STORIES: Stories stick. Humans have passed on learning for millennia, and our brains are exquisitely attuned to hearing them, getting drawn in to their reality, and remembering them. But make you’re your stories have a purpose beyond mere entertainment: because they’re so memorable, it’s important that any story you tell supports your theme or one of your main points.

ANALOGIES: Familiar things are more easily remembered, and analogies make things familiar. If you’re presenting an idea that is a big change from the status quo, analogies can make it seem safer by its familiarity. If it’s a sales presentation, some of the best analogies are drawn from the way your customer does business. If you can show them how your solution fits with something they already do, you get the double benefit of familiarity and credibility.
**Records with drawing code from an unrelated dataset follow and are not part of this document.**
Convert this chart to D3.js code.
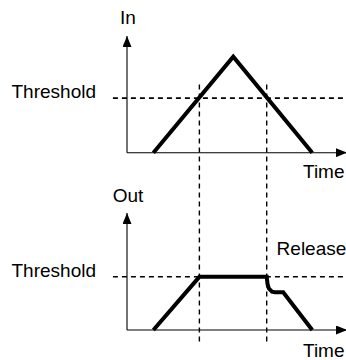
<!DOCTYPE html>
<html>
<head>
<meta charset="utf-8">
<script src="https://cdn.jsdelivr.net/npm/d3@7"></script>
<style>
	body { margin: 0; background: #fff; }
	text { font-family: "Liberation Sans", Arial, sans-serif; font-size: 19px; fill: #000; }
</style>
</head>
<body>
<div id="chart"></div>
<script>
// signal levels, threshold = 1
let threshold = 1;
let inTimes = [1.2, 4.83, 8.42];
let inLevels = [0, 1.76, 0];
let outTimes = [1.2, 3.29, 6.35, 6.39, 6.45, 6.59, 6.73, 7.1, 8.42];
let outLevels = [0, 1, 1, 0.86, 0.78, 0.72, 0.71, 0.71, 0];
let crossTimes = [3.29, 6.35];
let labels = { top: 'In', bottom: 'Out', thr: 'Threshold', time: 'Time', rel: 'Release' };

let width = 346;
let height = 360;

let svg = d3.select('#chart')
	.append('svg')
	.attr('width', width)
	.attr('height', height);

svg.append('defs').append('marker')
	.attr('id', 'arrow')
	.attr('viewBox', '0 0 11 9')
	.attr('refX', 11)
	.attr('refY', 4.5)
	.attr('markerWidth', 11)
	.attr('markerHeight', 9)
	.attr('markerUnits', 'userSpaceOnUse')
	.attr('orient', 'auto')
	.append('path')
	.attr('d', 'M0,0L11,4.5L0,9Z')
	.attr('fill', '#000');

let x = d3.scaleLinear().domain([0, 10]).range([127, 347]);
let yTop = d3.scaleLinear().domain([0, 2.14]).range([152.7, 36]);
let yBot = d3.scaleLinear().domain([0, 2.2]).range([330, 213]);

let line = function(ys){
	return d3.line()
		.x(function(d){ return x(d[0]); })
		.y(function(d){ return ys(d[1]); });
};

// vertical dashed markers through both panels
crossTimes.forEach(function(t){
	svg.append('line')
		.attr('x1', x(t)).attr('x2', x(t))
		.attr('y1', yTop(1.25)).attr('y2', yBot(-0.22))
		.attr('stroke', '#000')
		.attr('stroke-width', 1.4)
		.attr('stroke-dasharray', '5,4');
});

function panel(ys, times, levels, title, titleY, timeY){
	// threshold
	svg.append('line')
		.attr('x1', x(-0.64)).attr('x2', x(10))
		.attr('y1', ys(threshold)).attr('y2', ys(threshold))
		.attr('stroke', '#000')
		.attr('stroke-width', 1.6)
		.attr('stroke-dasharray', '5,4');

	svg.append('text')
		.attr('x', 11.5)
		.attr('y', ys(threshold))
		.text(labels.thr);

	// axes
	svg.append('line')
		.attr('x1', x(0)).attr('x2', x(0))
		.attr('y1', ys(0)).attr('y2', ys(ys.domain()[1]))
		.attr('stroke', '#000')
		.attr('stroke-width', 1.1)
		.attr('marker-end', 'url(#arrow)');

	svg.append('line')
		.attr('x1', x(0)).attr('x2', x(10))
		.attr('y1', ys(0)).attr('y2', ys(0))
		.attr('stroke', '#000')
		.attr('stroke-width', 1.1)
		.attr('marker-end', 'url(#arrow)');

	svg.append('text')
		.attr('text-anchor', 'middle')
		.attr('x', x(0) + 1)
		.attr('y', titleY)
		.text(title);

	svg.append('text')
		.attr('x', x(8.0))
		.attr('y', timeY)
		.text(labels.time);

	// signal
	svg.append('path')
		.datum(d3.zip(times, levels))
		.attr('d', line(ys))
		.attr('fill', 'none')
		.attr('stroke', '#000')
		.attr('stroke-width', 4)
		.attr('stroke-linejoin', 'miter');
}

panel(yTop, inTimes, inLevels, labels.top, 24, 177.5);
panel(yBot, outTimes, outLevels, labels.bottom, 201.7, 357);

svg.append('text')
	.attr('x', x(6.8))
	.attr('y', 255)
	.text(labels.rel);
</script>
</body>
</html>
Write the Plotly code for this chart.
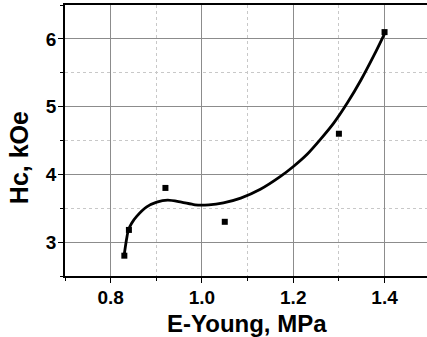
import plotly.graph_objects as go

# measured points
e_young = [0.83, 0.84, 0.92, 1.05, 1.30, 1.40]
hc = [2.80, 3.18, 3.80, 3.30, 4.60, 6.10]

# fitted curve
fit_x = [0.829, 0.835, 0.839, 0.846, 0.857, 0.879, 0.901, 0.925, 0.955, 0.985, 1.015, 1.047,
         1.085, 1.128, 1.172, 1.201, 1.231, 1.260, 1.289, 1.319, 1.348, 1.377, 1.401]
fit_y = [2.78, 3.05, 3.18, 3.28, 3.38, 3.52, 3.59, 3.62, 3.59, 3.55, 3.55, 3.58,
         3.65, 3.78, 3.97, 4.12, 4.30, 4.52, 4.76, 5.06, 5.39, 5.76, 6.09]

x_ticks = [0.8, 1.0, 1.2, 1.4]
x_ticklabels = ["0.8", "1.0", "1.2", "1.4"]
y_ticks = [3, 4, 5, 6]
y_ticklabels = ["3", "4", "5", "6"]
x_title = "E-Young, MPa"
y_title = "Hc, kOe"

FONT = "Liberation Sans, Arial, sans-serif"
tickfont = dict(size=19, family=FONT, color="black", weight="bold")

fig = go.Figure()
fig.add_trace(go.Scatter(x=fit_x, y=fit_y, mode="lines",
                         line=dict(color="black", width=2.8, shape="spline", smoothing=0.8),
                         hoverinfo="skip", showlegend=False))
fig.add_trace(go.Scatter(x=e_young, y=hc, mode="markers",
                         marker=dict(symbol="square", size=6, color="black"),
                         showlegend=False))

fig.update_layout(
    width=427, height=337,
    margin=dict(l=65, r=0, t=5, b=61),
    paper_bgcolor="white", plot_bgcolor="white",
    font=dict(family=FONT, color="black"),
    xaxis=dict(
        range=[0.7, 1.493],
        tickvals=x_ticks, ticktext=x_ticklabels,
        tickfont=tickfont,
        ticks="outside", ticklen=5, tickwidth=1, tickcolor="black",
        ticklabelstandoff=-2,
        showline=True, linecolor="black", linewidth=1.5, mirror=True,
        showgrid=True, gridcolor="#8c8c8c", gridwidth=1,
        zeroline=False,
        minor=dict(dtick=0.1, tick0=0.7, ticks="outside", ticklen=3, tickcolor="black",
                   showgrid=True, gridcolor="#c8c8c8", griddash="dot", gridwidth=1),
    ),
    yaxis=dict(
        range=[2.5, 6.5],
        tickvals=y_ticks, ticktext=y_ticklabels,
        tickfont=tickfont,
        ticks="outside", ticklen=5, tickwidth=1, tickcolor="black",
        ticklabelstandoff=-2,
        showline=True, linecolor="black", linewidth=1.5, mirror=False,
        showgrid=True, gridcolor="#8c8c8c", gridwidth=1,
        zeroline=False,
        minor=dict(dtick=0.5, tick0=2.5, ticks="outside", ticklen=3, tickcolor="black",
                   showgrid=True, gridcolor="#c8c8c8", griddash="dot", gridwidth=1),
    ),
    annotations=[
        dict(text=x_title, xref="paper", yref="paper",
             x=0.504, y=-0.176, xanchor="center", yanchor="middle", showarrow=False,
             font=dict(size=24, family=FONT, color="black", weight="bold")),
        dict(text=y_title, xref="paper", yref="paper",
             x=-0.127, y=0.435, xanchor="center", yanchor="middle", showarrow=False,
             textangle=-90, font=dict(size=25, family=FONT, color="black", weight="bold")),
    ],
)

fig.write_html("out.html")
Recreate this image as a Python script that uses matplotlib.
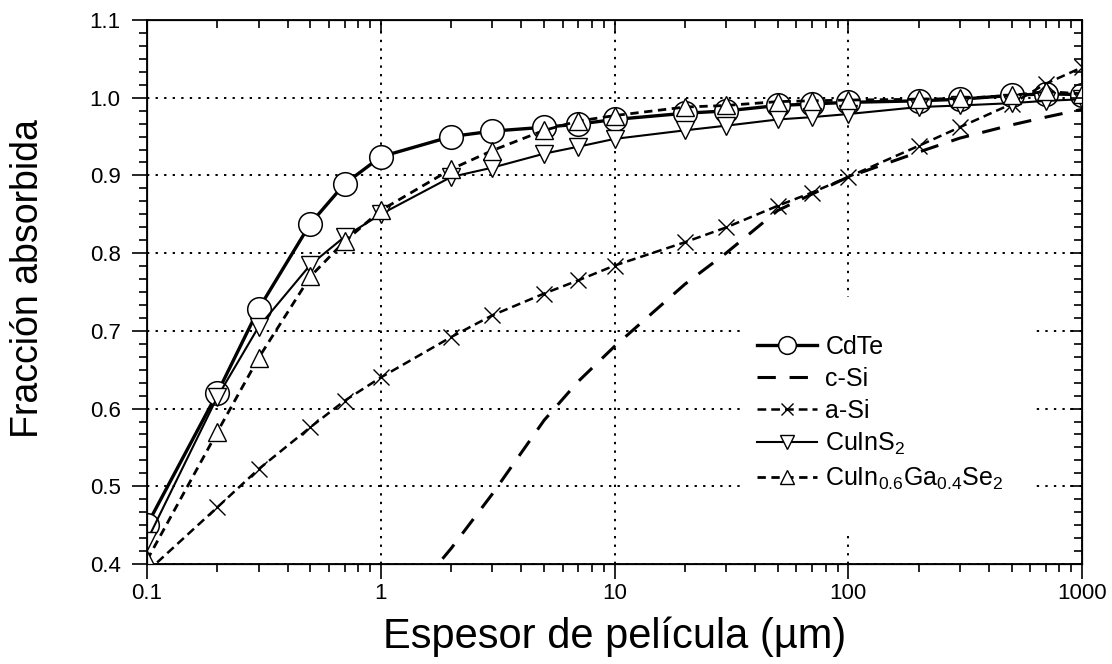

VISUALS: Forget the myth about auditory, visual and kinesthetic. We’re all visual learners; pictures stay in our minds far more commonly than abstract concepts and words. John Medina tells us in his book Brain Rules that retention goes from 10% to 65% when pictures are used. While I would take that statistic with a grain of salt, there is no doubt that the right pictures can make a memorable impression. As with stories, this makes it important to make sure your pictures support your points, rather than just being decorative.

EXAMPLES: Examples make abstract things real. You see it every night on the evening news: if they run a story about the unemployment rate, they will profile a family struggling to make ends meet. Chip and Dan Heath call it the Mother Teresa effect, because she said, “If I see one, I will act.”

REPETITION: Churchill said, “If you have an important point to make, don’t try to be subtle or clever. Use a pile driver. Hit the point once. Then come back and hit it again. Then hit it a third time—a tremendous whack.” This is excellent advice, but pay attention to the subtlety: Churchill repeated it slightly differently each time, so that it doesn’t sound repetitious.

When you craft your presentation, first make sure you get your facts straight, but then go back and use SAVER as a checklist to make sure they pack maximum impact.

[1] Actually, acronyms also work well, but I didn’t include them because I couldn’t think of an acronym for the extra “A”.

Republished with author's permission from original post.

Jack Malcolm
Jack founded Falcon Performance Group in 1996 specifically to combine his complex-sale expertise and his extensive financial background to design and implement complete sales process improvement initiatives at top national and international corporations.


  1. One presentation challenge I’ve seen is that marketers and salespeople speak about results, but the numbers are abstract–one of the issues that Heath brothers address in their book, Made to Stick.

    I think they cited Stalin’s dark quote that “one death is a tragedy, but one million is a statistic.” Sad, but true, I think. People have a hard time extending large numbers into a concrete vision.

    One company that did a particularly good job recently overcoming that problem was The New York Times, in an online piece about world records in sprinting based on the 2012 Summer Olympics. If you click on the link, there is a very creative visualization that demonstrates just how far human achievement has gone.

    Not every company needs to be this elaborate, but I think the point is clear.